Copy out every line in which the string "script" occurs.

-- BEGIN Raw records --

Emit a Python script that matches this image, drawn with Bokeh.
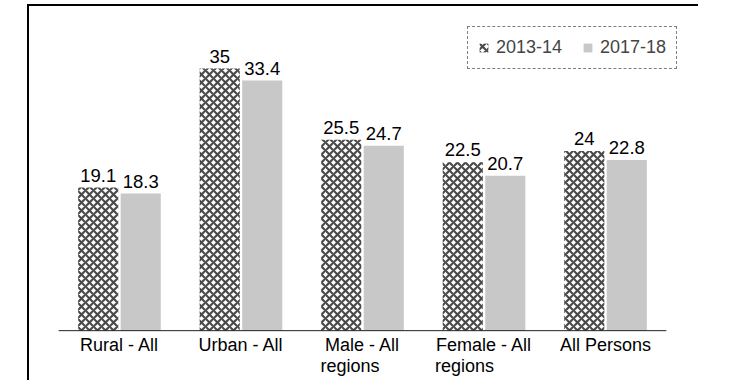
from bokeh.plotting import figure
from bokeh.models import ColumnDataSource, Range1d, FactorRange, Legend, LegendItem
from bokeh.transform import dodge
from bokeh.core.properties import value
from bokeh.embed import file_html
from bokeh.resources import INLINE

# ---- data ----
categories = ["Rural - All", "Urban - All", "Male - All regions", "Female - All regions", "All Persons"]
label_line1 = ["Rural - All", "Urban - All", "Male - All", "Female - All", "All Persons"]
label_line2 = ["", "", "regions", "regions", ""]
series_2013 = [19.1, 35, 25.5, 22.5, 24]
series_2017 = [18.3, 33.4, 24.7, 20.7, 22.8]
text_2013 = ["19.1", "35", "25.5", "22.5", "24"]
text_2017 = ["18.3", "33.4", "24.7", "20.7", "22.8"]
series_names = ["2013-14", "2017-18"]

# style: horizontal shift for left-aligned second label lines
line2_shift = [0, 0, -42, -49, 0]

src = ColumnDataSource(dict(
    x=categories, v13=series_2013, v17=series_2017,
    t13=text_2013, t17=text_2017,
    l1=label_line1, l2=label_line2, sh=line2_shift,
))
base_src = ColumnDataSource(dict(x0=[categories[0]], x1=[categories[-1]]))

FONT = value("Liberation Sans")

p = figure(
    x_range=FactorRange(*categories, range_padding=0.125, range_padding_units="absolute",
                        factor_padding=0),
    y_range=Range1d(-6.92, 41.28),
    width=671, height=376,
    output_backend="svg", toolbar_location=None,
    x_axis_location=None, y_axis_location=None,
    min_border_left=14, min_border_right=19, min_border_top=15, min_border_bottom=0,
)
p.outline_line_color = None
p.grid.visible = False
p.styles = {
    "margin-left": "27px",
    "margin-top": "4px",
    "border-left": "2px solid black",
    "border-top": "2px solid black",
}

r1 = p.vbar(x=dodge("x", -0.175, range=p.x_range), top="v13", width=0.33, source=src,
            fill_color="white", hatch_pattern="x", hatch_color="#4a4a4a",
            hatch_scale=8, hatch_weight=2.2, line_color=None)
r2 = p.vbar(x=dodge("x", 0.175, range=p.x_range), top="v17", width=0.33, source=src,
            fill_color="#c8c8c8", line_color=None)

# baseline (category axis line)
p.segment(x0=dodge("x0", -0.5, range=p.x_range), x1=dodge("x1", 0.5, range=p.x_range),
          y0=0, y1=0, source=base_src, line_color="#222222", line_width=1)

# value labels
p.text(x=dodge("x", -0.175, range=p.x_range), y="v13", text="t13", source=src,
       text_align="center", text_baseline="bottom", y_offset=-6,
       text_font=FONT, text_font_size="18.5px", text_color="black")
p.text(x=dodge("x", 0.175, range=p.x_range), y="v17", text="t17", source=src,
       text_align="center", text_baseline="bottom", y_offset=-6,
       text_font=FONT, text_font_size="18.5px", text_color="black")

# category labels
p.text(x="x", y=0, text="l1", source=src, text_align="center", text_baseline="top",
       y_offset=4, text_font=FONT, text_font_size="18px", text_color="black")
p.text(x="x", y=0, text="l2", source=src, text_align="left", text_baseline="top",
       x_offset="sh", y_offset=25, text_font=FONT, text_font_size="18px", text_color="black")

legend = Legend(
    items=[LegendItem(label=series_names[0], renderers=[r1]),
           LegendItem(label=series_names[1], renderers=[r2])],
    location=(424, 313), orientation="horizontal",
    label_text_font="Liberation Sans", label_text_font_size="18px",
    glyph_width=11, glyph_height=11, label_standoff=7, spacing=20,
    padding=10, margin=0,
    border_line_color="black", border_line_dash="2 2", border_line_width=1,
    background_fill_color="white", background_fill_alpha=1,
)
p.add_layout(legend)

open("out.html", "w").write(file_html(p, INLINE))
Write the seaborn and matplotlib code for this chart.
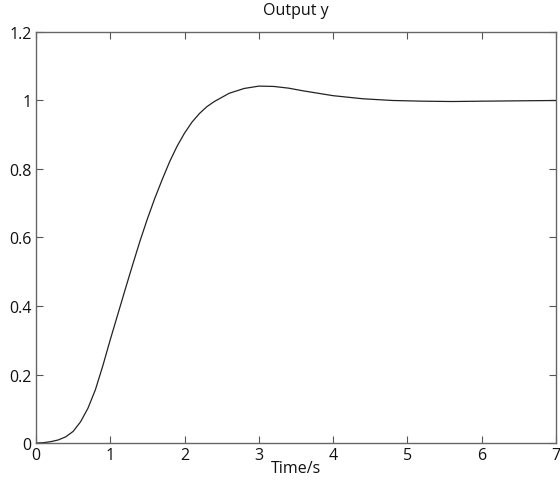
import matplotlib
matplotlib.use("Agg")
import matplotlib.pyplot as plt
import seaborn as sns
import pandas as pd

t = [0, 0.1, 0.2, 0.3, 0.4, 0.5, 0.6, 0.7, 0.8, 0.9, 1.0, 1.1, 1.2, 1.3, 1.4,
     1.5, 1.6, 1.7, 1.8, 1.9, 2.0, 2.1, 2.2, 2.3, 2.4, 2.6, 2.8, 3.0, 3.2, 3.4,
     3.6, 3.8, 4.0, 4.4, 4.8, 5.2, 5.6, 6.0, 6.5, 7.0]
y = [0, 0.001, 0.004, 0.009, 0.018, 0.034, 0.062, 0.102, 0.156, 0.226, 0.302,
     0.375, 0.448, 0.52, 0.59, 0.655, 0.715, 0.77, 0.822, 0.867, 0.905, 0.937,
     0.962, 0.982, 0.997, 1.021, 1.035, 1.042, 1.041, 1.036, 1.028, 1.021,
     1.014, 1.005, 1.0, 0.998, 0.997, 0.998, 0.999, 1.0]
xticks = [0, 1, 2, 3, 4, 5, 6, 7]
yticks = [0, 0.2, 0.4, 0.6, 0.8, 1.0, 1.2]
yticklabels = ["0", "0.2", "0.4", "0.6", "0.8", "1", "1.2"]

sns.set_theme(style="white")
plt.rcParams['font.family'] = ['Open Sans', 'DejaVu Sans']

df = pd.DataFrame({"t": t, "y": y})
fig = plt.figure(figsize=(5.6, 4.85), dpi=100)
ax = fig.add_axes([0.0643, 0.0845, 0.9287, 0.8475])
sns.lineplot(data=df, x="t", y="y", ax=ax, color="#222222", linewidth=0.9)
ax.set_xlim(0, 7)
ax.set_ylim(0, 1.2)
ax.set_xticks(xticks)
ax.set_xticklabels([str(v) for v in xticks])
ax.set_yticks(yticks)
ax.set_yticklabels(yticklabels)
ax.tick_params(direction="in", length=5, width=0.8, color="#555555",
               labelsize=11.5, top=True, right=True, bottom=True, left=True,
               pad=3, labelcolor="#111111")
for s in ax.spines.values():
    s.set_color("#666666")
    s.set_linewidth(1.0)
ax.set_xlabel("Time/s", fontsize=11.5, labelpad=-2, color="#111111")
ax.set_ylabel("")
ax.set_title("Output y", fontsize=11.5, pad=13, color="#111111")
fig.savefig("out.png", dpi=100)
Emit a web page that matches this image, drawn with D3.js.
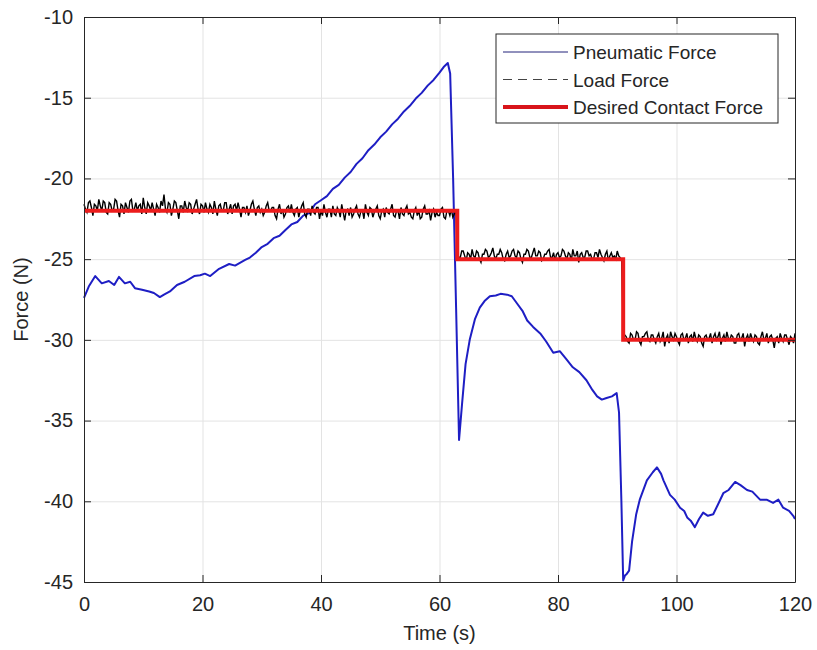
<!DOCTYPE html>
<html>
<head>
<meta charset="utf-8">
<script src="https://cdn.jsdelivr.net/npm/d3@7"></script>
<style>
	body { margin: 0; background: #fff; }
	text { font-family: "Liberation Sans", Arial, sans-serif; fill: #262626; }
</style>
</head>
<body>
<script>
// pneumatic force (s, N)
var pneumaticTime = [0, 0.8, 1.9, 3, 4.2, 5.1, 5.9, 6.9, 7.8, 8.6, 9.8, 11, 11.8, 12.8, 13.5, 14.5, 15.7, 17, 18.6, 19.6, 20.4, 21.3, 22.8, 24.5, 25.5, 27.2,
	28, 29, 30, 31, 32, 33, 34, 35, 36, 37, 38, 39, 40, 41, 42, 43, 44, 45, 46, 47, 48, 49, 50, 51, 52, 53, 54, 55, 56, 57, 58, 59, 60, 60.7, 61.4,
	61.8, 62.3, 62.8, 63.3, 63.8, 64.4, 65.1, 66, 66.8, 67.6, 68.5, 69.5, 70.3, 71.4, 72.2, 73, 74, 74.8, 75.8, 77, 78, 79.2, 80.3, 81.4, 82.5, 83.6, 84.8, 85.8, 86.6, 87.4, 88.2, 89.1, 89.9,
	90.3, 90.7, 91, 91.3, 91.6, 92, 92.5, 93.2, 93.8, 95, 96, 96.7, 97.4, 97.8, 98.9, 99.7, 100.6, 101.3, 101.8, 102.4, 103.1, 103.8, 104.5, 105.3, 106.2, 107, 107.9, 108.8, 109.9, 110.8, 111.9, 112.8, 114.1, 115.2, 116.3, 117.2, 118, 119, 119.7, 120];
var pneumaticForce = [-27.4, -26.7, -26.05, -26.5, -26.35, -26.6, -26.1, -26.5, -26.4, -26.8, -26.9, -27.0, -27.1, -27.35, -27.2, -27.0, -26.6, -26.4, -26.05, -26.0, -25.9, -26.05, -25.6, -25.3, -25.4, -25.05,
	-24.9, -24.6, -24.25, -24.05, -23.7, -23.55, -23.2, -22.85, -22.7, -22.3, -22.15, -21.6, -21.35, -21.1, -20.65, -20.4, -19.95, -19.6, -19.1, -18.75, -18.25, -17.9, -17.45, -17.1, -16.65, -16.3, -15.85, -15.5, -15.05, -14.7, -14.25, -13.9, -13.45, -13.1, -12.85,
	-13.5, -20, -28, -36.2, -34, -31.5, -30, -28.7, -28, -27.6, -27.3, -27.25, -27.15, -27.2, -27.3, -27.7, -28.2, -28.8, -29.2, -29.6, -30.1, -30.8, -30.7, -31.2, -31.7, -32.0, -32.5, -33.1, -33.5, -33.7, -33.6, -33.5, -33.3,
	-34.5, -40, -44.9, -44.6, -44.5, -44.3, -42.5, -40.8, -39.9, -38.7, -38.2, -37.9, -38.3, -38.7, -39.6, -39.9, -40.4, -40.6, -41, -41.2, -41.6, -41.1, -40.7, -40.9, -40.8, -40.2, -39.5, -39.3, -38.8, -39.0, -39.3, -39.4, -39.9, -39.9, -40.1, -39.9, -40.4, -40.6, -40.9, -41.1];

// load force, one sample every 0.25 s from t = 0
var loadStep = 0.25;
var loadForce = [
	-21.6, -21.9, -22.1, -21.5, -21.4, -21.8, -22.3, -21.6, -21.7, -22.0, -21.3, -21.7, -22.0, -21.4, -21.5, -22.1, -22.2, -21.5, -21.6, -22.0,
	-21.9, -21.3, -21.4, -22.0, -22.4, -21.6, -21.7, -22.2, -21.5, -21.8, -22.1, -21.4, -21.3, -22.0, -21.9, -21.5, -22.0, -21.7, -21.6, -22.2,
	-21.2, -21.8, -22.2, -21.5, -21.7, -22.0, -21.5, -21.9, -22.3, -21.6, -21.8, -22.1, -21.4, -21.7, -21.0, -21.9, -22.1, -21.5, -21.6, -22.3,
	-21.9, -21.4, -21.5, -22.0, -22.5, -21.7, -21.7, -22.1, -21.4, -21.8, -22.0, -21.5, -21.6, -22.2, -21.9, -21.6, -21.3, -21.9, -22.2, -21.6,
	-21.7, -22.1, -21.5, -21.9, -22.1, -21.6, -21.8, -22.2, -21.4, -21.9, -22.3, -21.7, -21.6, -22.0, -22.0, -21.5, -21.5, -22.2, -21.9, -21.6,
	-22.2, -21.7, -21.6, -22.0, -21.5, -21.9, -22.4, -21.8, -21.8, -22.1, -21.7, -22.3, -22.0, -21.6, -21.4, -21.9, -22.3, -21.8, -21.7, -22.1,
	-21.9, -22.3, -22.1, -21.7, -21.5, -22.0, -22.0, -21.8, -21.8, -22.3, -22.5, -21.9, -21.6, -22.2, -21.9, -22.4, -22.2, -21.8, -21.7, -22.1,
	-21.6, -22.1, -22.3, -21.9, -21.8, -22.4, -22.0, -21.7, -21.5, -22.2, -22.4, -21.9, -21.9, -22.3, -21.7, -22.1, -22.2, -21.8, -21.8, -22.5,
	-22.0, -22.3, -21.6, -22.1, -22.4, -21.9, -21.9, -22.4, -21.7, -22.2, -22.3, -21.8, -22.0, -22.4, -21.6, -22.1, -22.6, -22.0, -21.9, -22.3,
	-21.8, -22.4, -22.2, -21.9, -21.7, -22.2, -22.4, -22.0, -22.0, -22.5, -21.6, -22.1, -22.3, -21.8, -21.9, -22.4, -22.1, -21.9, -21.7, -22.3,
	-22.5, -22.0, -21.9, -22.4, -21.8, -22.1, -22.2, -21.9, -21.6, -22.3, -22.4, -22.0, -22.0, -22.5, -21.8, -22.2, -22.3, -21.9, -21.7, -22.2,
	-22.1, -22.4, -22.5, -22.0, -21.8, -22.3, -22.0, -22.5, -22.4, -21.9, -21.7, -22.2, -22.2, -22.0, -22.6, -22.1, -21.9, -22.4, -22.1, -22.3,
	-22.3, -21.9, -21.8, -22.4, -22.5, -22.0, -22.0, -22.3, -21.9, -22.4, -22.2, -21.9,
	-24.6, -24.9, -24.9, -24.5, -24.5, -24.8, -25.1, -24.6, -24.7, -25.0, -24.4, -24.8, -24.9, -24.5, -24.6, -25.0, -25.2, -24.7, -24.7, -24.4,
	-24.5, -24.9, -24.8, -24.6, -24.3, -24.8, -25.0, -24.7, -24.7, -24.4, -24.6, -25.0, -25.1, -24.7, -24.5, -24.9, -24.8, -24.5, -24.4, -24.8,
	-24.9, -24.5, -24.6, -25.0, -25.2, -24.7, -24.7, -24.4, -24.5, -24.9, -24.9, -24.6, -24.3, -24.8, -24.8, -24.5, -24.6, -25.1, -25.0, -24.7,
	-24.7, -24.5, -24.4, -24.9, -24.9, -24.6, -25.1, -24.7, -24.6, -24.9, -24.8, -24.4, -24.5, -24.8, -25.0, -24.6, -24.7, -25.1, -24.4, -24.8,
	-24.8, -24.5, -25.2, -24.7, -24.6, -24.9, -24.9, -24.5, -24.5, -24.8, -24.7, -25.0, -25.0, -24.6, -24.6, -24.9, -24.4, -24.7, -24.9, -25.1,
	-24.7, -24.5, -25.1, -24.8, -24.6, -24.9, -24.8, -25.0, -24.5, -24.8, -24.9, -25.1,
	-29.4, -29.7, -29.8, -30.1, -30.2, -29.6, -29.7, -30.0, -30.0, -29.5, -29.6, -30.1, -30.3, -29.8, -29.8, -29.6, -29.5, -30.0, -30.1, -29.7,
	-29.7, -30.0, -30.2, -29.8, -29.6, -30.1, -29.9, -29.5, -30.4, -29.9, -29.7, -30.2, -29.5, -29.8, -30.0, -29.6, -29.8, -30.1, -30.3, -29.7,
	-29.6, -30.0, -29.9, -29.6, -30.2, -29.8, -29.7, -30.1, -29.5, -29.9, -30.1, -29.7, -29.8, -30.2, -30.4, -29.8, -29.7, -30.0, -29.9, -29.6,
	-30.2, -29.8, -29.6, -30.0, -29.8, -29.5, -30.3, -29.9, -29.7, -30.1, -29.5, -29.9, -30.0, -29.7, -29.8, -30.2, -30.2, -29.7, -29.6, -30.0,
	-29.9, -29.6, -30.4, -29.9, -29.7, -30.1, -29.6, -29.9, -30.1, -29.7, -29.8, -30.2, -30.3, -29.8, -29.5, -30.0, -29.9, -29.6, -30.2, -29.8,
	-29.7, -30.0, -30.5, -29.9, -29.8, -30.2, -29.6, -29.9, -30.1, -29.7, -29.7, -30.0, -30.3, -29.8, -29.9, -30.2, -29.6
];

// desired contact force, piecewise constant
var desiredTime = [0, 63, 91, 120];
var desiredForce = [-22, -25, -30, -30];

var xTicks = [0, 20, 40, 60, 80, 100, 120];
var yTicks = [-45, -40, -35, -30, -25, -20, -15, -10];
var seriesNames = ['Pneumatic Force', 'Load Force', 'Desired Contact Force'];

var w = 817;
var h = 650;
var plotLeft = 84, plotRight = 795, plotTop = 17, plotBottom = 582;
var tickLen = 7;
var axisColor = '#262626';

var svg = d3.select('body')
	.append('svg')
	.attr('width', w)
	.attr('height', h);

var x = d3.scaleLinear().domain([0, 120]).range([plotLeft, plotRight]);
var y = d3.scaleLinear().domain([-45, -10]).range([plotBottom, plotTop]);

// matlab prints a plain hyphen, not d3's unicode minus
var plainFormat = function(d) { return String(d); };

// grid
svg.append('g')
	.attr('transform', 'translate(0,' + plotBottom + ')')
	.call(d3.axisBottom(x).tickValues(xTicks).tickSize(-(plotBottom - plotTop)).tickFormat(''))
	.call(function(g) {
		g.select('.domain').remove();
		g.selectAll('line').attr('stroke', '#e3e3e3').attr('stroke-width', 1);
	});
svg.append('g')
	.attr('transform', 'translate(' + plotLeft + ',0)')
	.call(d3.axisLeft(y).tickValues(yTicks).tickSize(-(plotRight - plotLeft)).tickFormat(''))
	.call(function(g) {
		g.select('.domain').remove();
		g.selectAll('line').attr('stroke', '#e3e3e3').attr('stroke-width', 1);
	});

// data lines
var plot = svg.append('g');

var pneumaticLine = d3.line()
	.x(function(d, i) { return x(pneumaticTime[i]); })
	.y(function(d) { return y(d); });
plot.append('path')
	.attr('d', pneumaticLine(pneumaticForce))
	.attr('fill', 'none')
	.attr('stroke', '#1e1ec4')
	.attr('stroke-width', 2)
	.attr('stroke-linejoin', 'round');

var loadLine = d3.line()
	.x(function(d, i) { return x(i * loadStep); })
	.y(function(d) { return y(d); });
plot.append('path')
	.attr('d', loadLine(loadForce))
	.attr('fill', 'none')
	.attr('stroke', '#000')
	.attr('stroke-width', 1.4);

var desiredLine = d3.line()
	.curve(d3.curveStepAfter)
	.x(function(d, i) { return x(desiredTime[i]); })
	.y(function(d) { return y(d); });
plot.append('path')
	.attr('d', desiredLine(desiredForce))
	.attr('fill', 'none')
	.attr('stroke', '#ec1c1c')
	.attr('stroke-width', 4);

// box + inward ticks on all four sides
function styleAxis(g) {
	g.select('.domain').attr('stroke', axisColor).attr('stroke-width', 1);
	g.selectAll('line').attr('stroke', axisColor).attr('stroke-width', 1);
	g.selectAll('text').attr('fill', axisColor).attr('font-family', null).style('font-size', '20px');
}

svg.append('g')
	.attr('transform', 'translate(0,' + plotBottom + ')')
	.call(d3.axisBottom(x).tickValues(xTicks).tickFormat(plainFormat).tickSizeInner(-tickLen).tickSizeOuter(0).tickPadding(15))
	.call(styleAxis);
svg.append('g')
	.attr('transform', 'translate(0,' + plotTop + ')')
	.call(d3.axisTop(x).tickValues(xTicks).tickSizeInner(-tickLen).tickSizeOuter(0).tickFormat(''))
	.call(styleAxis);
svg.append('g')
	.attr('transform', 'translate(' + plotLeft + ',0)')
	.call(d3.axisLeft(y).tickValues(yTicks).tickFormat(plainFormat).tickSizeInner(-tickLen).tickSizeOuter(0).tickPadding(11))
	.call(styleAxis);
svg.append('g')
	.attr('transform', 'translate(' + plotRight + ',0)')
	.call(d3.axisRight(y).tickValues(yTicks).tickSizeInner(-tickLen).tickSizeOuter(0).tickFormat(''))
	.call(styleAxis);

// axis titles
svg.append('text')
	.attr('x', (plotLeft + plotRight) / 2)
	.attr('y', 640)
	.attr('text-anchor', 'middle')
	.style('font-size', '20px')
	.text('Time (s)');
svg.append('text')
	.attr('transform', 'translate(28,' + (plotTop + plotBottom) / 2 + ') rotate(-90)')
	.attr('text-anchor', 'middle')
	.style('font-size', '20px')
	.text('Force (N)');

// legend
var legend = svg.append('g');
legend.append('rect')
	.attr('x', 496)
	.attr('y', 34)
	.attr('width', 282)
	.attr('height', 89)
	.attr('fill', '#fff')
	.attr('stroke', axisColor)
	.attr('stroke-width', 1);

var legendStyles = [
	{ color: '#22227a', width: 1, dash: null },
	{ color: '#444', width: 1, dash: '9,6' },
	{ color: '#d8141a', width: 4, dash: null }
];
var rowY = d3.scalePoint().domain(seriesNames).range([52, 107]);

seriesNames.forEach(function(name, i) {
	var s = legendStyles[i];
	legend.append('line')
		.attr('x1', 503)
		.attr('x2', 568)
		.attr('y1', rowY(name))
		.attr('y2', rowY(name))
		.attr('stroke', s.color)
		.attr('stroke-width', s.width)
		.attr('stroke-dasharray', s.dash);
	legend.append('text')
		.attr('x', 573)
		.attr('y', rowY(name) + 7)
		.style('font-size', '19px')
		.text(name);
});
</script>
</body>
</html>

-- END Raw records --

The response:
Emit a Python script that matches this image, drawn with Bokeh.
<script src="https://cdn.jsdelivr.net/npm/d3@7"></script>
<script>
</script>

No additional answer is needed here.